The next morning we had breakfast. I did not feel like putting up with the hassle of the buffet, and ordered an egg-white omelet off the menu. It had spinach and tomatoes and onions. It was more than enough food, and I shared it with Steve, who had gone through the buffet, but liked the looks of my meal.

For lunch we went to El Indio, a Mexican restaurant know for their Taquitos. It had been a favorite of ours for many gluten-eating years, so I thought that I would check it out. The lady at the counter had not heard of gluten, and did not know what it meant. I asked her if they used flour in preparing their chicken or their shredded beef. She said that they did use flour in the chicken. I also asked her if they fried flour tortillas in the same oil as the corn tortillas, and they did. I ordered shredded beef soft tacos. They were quite good, but not as good as their taquitos and I do not know if the lunch I ate was safe. I was an asymptomatic Celiac in my wheat eating days. My advice is to stay away from El Indio if you are gluten intolerant.

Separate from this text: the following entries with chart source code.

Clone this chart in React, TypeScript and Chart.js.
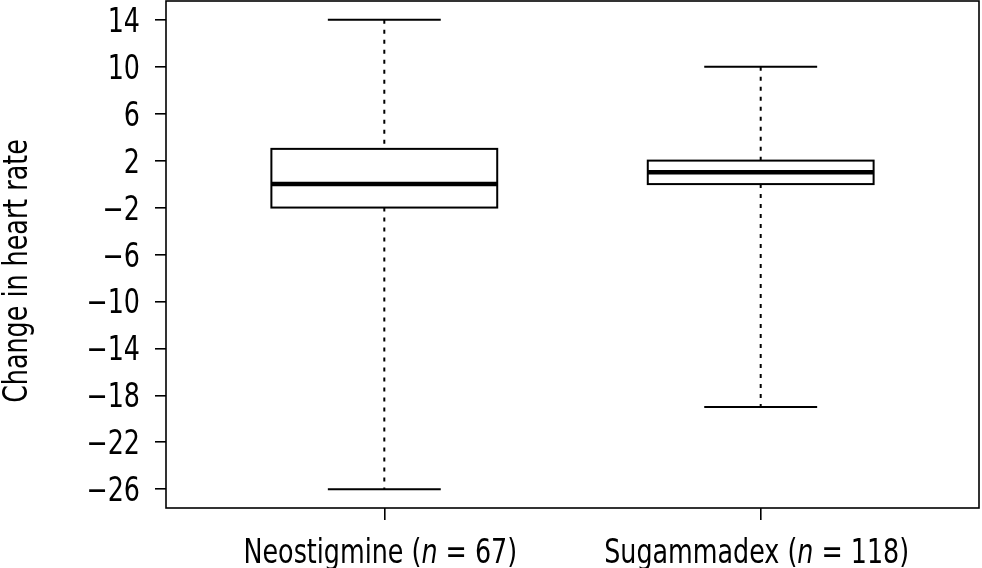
import React, { useEffect, useRef } from "react";
import { Chart, registerables } from "chart.js";

Chart.register(...registerables);

const CATEGORIES = ["Neostigmine", "Sugammadex"];
const N_COUNTS = [67, 118];
const WHISKER_LOW = [-26, -19];
const Q1 = [-2, 0];
const MEDIAN = [0, 1];
const Q3 = [3, 2];
const WHISKER_HIGH = [14, 10];
const Y_TICKS = [14, 10, 6, 2, -2, -6, -10, -14, -18, -22, -26];
const Y_TITLE = "Change in heart rate";

const FONT = "'DejaVu Sans Condensed', 'DejaVu Sans', sans-serif";
const FONT_SIZE = 33;
const SX = 0.855;

const fmt = (v: number) => (v < 0 ? "\u2212" + Math.abs(v) : String(v));

function drawText(ctx: any, parts: { t: string; italic?: boolean }[], x: number, y: number, align: "left" | "center" | "right", rot = 0) {
  ctx.save();
  ctx.translate(x, y);
  if (rot) ctx.rotate(rot);
  ctx.scale(SX, 1);
  ctx.textBaseline = "alphabetic";
  ctx.textAlign = "left";
  ctx.fillStyle = "#000";
  let total = 0;
  const widths = parts.map((p) => {
    ctx.font = `${p.italic ? "italic " : ""}${FONT_SIZE}px ${FONT}`;
    const w = ctx.measureText(p.t).width;
    total += w;
    return w;
  });
  let cx = align === "left" ? 0 : align === "center" ? -total / 2 : -total;
  parts.forEach((p, i) => {
    ctx.font = `${p.italic ? "italic " : ""}${FONT_SIZE}px ${FONT}`;
    ctx.fillText(p.t, cx, 0);
    cx += widths[i];
  });
  ctx.restore();
}

const boxPlugin = {
  id: "boxplotDraw",
  afterDraw(chart: any) {
    const { ctx, chartArea, scales } = chart;
    const xs = scales.x;
    const ys = scales.y;
    ctx.save();
    ctx.strokeStyle = "#000";
    ctx.lineWidth = 1.6;
    ctx.strokeRect(chartArea.left, chartArea.top, chartArea.right - chartArea.left, chartArea.bottom - chartArea.top);

    CATEGORIES.forEach((_, i) => {
      const pos = i + 1;
      const cx = xs.getPixelForValue(pos);
      const bl = xs.getPixelForValue(pos - 0.3);
      const br = xs.getPixelForValue(pos + 0.3);
      const cl = xs.getPixelForValue(pos - 0.15);
      const cr = xs.getPixelForValue(pos + 0.15);
      const yLo = ys.getPixelForValue(WHISKER_LOW[i]);
      const yQ1 = ys.getPixelForValue(Q1[i]);
      const yMed = ys.getPixelForValue(MEDIAN[i]);
      const yQ3 = ys.getPixelForValue(Q3[i]);
      const yHi = ys.getPixelForValue(WHISKER_HIGH[i]);

      ctx.strokeStyle = "#000";
      ctx.setLineDash([4, 6]);
      ctx.lineWidth = 2;
      ctx.beginPath();
      ctx.moveTo(cx, yHi);
      ctx.lineTo(cx, yQ3);
      ctx.moveTo(cx, yQ1);
      ctx.lineTo(cx, yLo);
      ctx.stroke();
      ctx.setLineDash([]);

      ctx.lineWidth = 2;
      ctx.beginPath();
      ctx.moveTo(cl, yHi);
      ctx.lineTo(cr, yHi);
      ctx.moveTo(cl, yLo);
      ctx.lineTo(cr, yLo);
      ctx.stroke();

      ctx.fillStyle = "#fff";
      ctx.fillRect(bl, yQ3, br - bl, yQ1 - yQ3);
      ctx.lineWidth = 2;
      ctx.strokeRect(bl, yQ3, br - bl, yQ1 - yQ3);

      ctx.lineWidth = 4.5;
      ctx.beginPath();
      ctx.moveTo(bl, yMed);
      ctx.lineTo(br, yMed);
      ctx.stroke();

      drawText(ctx, [
        { t: CATEGORIES[i] + " (" },
        { t: "n", italic: true },
        { t: " = " + N_COUNTS[i] + ")" },
      ], cx - 4, 563, "center");
    });

    Y_TICKS.forEach((v) => {
      const y = ys.getPixelForValue(v);
      drawText(ctx, [{ t: fmt(v) }], 140, y + 12, "right");
    });

    drawText(ctx, [{ t: Y_TITLE }], 27, 271, "center", -Math.PI / 2);
    ctx.restore();
  },
};

export default function App() {
  const ref = useRef<HTMLCanvasElement | null>(null);
  useEffect(() => {
    if (!ref.current) return;
    const chart = new Chart(ref.current, {
      type: "scatter",
      data: { datasets: [] },
      options: {
        animation: false,
        responsive: true,
        maintainAspectRatio: false,
        devicePixelRatio: 1,
        layout: { padding: { top: 1, right: 3, left: 0, bottom: 0 } },
        plugins: { legend: { display: false }, tooltip: { enabled: false } },
        scales: {
          x: {
            type: "linear",
            min: 0.42,
            max: 2.58,
            afterBuildTicks: (s: any) => {
              s.ticks = CATEGORIES.map((_, i) => ({ value: i + 1 }));
            },
            afterFit: (s: any) => {
              s.height = 60;
              s.paddingLeft = 0;
              s.paddingRight = 0;
            },
            border: { display: false },
            grid: { display: true, drawOnChartArea: false, drawTicks: true, tickLength: 12, lineWidth: 1.6, color: "#000" },
            ticks: { display: false },
          },
          y: {
            type: "linear",
            min: -27.6,
            max: 15.6,
            afterBuildTicks: (s: any) => {
              s.ticks = Y_TICKS.map((v) => ({ value: v }));
            },
            afterFit: (s: any) => {
              s.width = 166;
              s.paddingTop = 0;
              s.paddingBottom = 0;
            },
            border: { display: false },
            grid: { display: true, drawOnChartArea: false, drawTicks: true, tickLength: 11, lineWidth: 1.6, color: "#000" },
            ticks: { display: false },
          },
        },
      },
      plugins: [boxPlugin],
    } as any);
    return () => chart.destroy();
  }, []);
  return (
    <div style={{ position: "fixed", left: 0, top: 0, width: 982, height: 568, background: "#fff" }}>
      <canvas ref={ref} />
    </div>
  );
}
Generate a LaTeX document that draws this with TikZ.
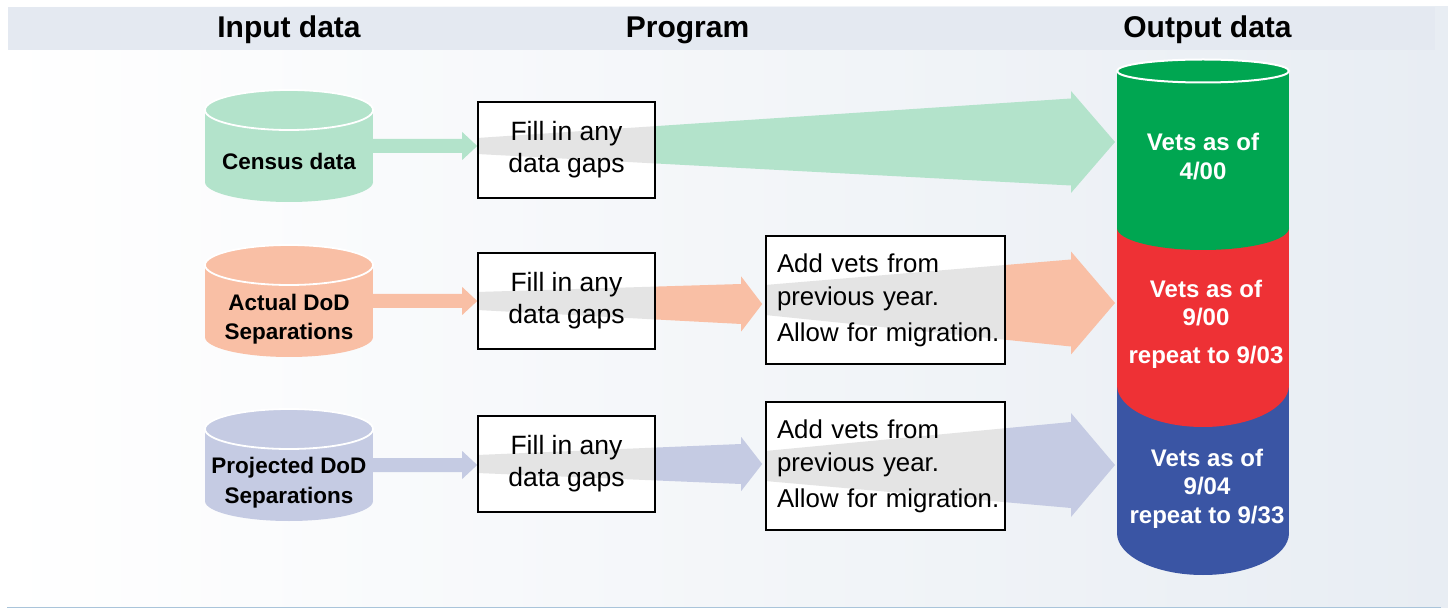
\documentclass[tikz,border=0pt]{standalone}
\usepackage{fontspec}
\setmainfont{Liberation Sans}
\usetikzlibrary{calc}

\definecolor{censusc}{RGB}{179,227,203}
\definecolor{actualc}{RGB}{249,191,165}
\definecolor{projc}{RGB}{197,203,227}
\definecolor{outgreen}{RGB}{0,166,81}
\definecolor{outred}{RGB}{238,49,53}
\definecolor{outblue}{RGB}{58,85,164}
\definecolor{bandgray}{RGB}{228,228,228}
\definecolor{headc}{RGB}{228,233,241}
\definecolor{bgright}{RGB}{232,237,243}
\definecolor{rulec}{RGB}{169,196,218}

\pgfdeclarelayer{bg}
\pgfdeclarelayer{arrows}
\pgfdeclarelayer{boxfill}
\pgfsetlayers{bg,arrows,boxfill,main}

% block arrow: start, tip, half width at start, at head base, of head, head length
\newcommand{\taper}[6]{let \p1=(#1), \p2=(#2) in (\x1,\y1+#3) -- (\x2-#6,\y2+#4) -- (\x2-#6,\y2+#5) -- (\x2,\y2) -- (\x2-#6,\y2-#5) -- (\x2-#6,\y2-#4) -- (\x1,\y1-#3) -- cycle}

\tikzset{
	headtext/.style={font=\fontsize{30}{36}\selectfont\bfseries, anchor=base},
	cylbody/.style={rectangle, inner sep=0pt, outer sep=0pt, minimum width=168pt, minimum height=72pt},
	cyltext/.style={align=center, font=\fontsize{22.5}{29.5}\selectfont\bfseries},
	gapbox/.style={rectangle, draw=black, line width=1.6pt, minimum width=177pt, minimum height=96pt, align=center, font=\fontsize{26.5}{32}\selectfont},
	vetbox/.style={rectangle, draw=black, line width=1.6pt, minimum height=128pt, text width=217pt, inner xsep=11pt, align=left, font=\fontsize{25.8}{33}\selectfont},
	outbody/.style={rectangle, inner sep=0pt, outer sep=0pt, minimum width=172pt},
	outtext/.style={align=center, text=white, font=\fontsize{24}{28.5}\selectfont\bfseries},
}

\begin{document}
\begin{tikzpicture}[x=1pt,y=-1pt]
	\useasboundingbox (0,0) rectangle (1448,609);

	\node[headtext] (head-in) at (289,37.5) {Input data};
	\node[headtext] (head-prog) at (687.5,37.5) {Program};
	\node[headtext] (head-out) at (1207.5,37.5) {Output data};

	% input data
	\node[cylbody, fill=censusc] (in-1) at (289,146) {};
	\fill[censusc] (in-1.south) ellipse (84 and 20);
	\filldraw[fill=censusc, draw=white, line width=1.8pt] (in-1.north) ellipse (84 and 20);
	\node[cyltext] (in-1-txt) at ($(in-1)+(0,15.5)$) {Census data};

	\node[cylbody, fill=actualc] (in-2) at (289,301) {};
	\fill[actualc] (in-2.south) ellipse (84 and 20);
	\filldraw[fill=actualc, draw=white, line width=1.8pt] (in-2.north) ellipse (84 and 20);
	\node[cyltext] (in-2-txt) at ($(in-2)+(0,18)$) {Actual DoD\\Separations};

	\node[cylbody, fill=projc] (in-3) at (289,465) {};
	\fill[projc] (in-3.south) ellipse (84 and 20);
	\filldraw[fill=projc, draw=white, line width=1.8pt] (in-3.north) ellipse (84 and 20);
	\node[cyltext] (in-3-txt) at ($(in-3)+(0,17.5)$) {Projected DoD\\Separations};

	% program
	\node[gapbox] (fill-1) at (566.5,150) {Fill in any\\data gaps};
	\node[gapbox] (fill-2) at (566.5,301) {Fill in any\\data gaps};
	\node[gapbox] (fill-3) at (566.5,464) {Fill in any\\data gaps};
	\node[vetbox] (vets-2) at (885.5,300) {Add vets from\\previous year.\\[3pt]\mbox{Allow for migration.}};
	\node[vetbox] (vets-3) at (885.5,466) {Add vets from\\previous year.\\[3pt]\mbox{Allow for migration.}};

	% output data
	\node[outbody, fill=outblue, minimum height=148pt] (out-3) at (1203,459) {};
	\fill[outblue] (out-3.south) ellipse (86 and 42);
	\node[outbody, fill=outred, minimum height=157pt] (out-2) at (1203,306.5) {};
	\fill[outred] (out-2.south) ellipse (86 and 42);
	\node[outbody, fill=outgreen, minimum height=157pt] (out-1) at (1203,149.5) {};
	\fill[outgreen] (out-1.south) ellipse (86 and 22);
	\filldraw[fill=outgreen, draw=white, line width=2pt] (out-1.north) ellipse (86 and 11.5);

	\node[outtext] (out-1-txt) at (1203,156.5) {Vets as of\\4/00};
	\node[outtext] (out-2-txt) at (1206,324.5) {Vets as of\\9/00\\[9.5pt]repeat to 9/03};
	\node[outtext] (out-3-txt) at (1207,488.5) {Vets as of\\9/04\\repeat to 9/33};

	\def\arrA{\taper{fill-1.west |- in-1.east}{$(out-1.west)+(-2,-7.5)$}{8pt}{43.5pt}{51pt}{44pt}}
	\def\arrB{\taper{fill-2.west}{$(vets-2.west)+(-3,4)$}{9pt}{20pt}{27.5pt}{21pt}}
	\def\arrC{\taper{vets-2.west}{$(out-2.west)+(-2,-3.5)$}{15pt}{43.5pt}{51.5pt}{44pt}}
	\def\arrD{\taper{fill-3.west}{$(vets-3.west)+(-3,-2)$}{9pt}{20pt}{27pt}{21pt}}
	\def\arrE{\taper{vets-3.west}{$(out-3.west)+(-2,6)$}{15pt}{43pt}{52pt}{44pt}}

	\begin{pgfonlayer}{arrows}
		\fill[censusc] \taper{in-1.east}{fill-1.west |- in-1.east}{7pt}{7pt}{14pt}{15pt};
		\fill[actualc] \taper{in-2.east}{fill-2.west |- in-2.east}{7pt}{7pt}{14pt}{15pt};
		\fill[projc] \taper{in-3.east}{fill-3.west |- in-3.east}{7pt}{7pt}{14pt}{15pt};
		\fill[censusc] \arrA;
		\fill[actualc] \arrB;
		\fill[actualc] \arrC;
		\fill[projc] \arrD;
		\fill[projc] \arrE;
	\end{pgfonlayer}

	% white boxes, arrow seen through them in gray
	\begin{pgfonlayer}{boxfill}
		\foreach \b/\a in {fill-1/\arrA, fill-2/\arrB, vets-2/\arrC, fill-3/\arrD, vets-3/\arrE}{
			\fill[white] (\b.north west) rectangle (\b.south east);
			\begin{scope}
				\clip (\b.north west) rectangle (\b.south east);
				\fill[bandgray] \a;
			\end{scope}
		}
	\end{pgfonlayer}

	\begin{pgfonlayer}{bg}
		\shade[left color=white, right color=bgright] (0,7) rectangle (1448,607);
		\fill[headc] (8,7) rectangle (1435,50);
		\draw[rulec, line width=1.5pt] (7,607.5) -- (1441,607.5);
	\end{pgfonlayer}
\end{tikzpicture}
\end{document}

For our final evening meal in San Diego, we went to the U. S. Grant Grill, located in the U.S. Grant Hotel in the Gaslamp District. I had checked this restaurant out on Gluten Free in SD and it was also well recommended. It’s an expensive restaurant, but the atmosphere is lovely, and the food was superb. I had the scallops and they were excellent-- served with some tiny grapefruit slivers. They were served on one of those oblong trays too. Like the stacks, elongated rectangular dishes seem to be in. Three restaurants – three oblong dishes! Wines there were also pricey, but I had a glass of sparkling wine with the scallops. Quite festive! It was a very lovely way to spend the evening.